After spending some time with Joan Littlewood's 'Theatre Workshop' company at the Theatre Royal Stratford East, he was cast in the Granada television series, The Younger Generation in 1961 and had a musical, Solo, produced in 1962 at Cheltenham.
[4] The Bill Douglas Trilogy recounts the harrowing experiences of a young boy, Jamie, growing up in material and emotional poverty with his brother and grandmother; followed by incarceration in a children's home, and then living in a hostel for down-and-outs.
Eventually the call-up for national service allows Jamie to find freedom through his friendship with Robert, a young middle class Englishman who introduces him to books and the possibility of a more optimistic and fulfilling future.
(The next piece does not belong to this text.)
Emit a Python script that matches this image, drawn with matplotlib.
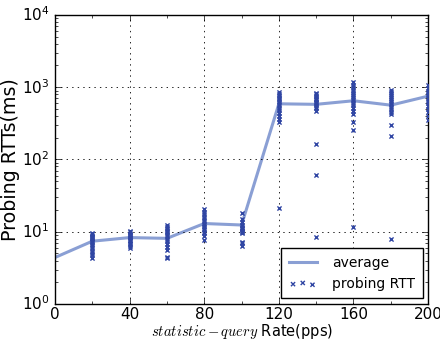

The austere black and white images of the films embody a stillness and intensity reminiscent of silent cinema and this visual style is augmented by the equally spare and precise use of sound.
Just as the stillness of the image forces the audience to look, so the relative silence encourages greater attention to specific sounds – boots scraping on asphalt, the chirping of birds and the timbre of voices – granting an emotional power that many considered lost in the aural bombardment characterising much contemporary cinema.
The Trilogy gained a wealth of critical plaudits but Douglas struggled to raise financing for his next project, and was forced to find other ways of earning a living.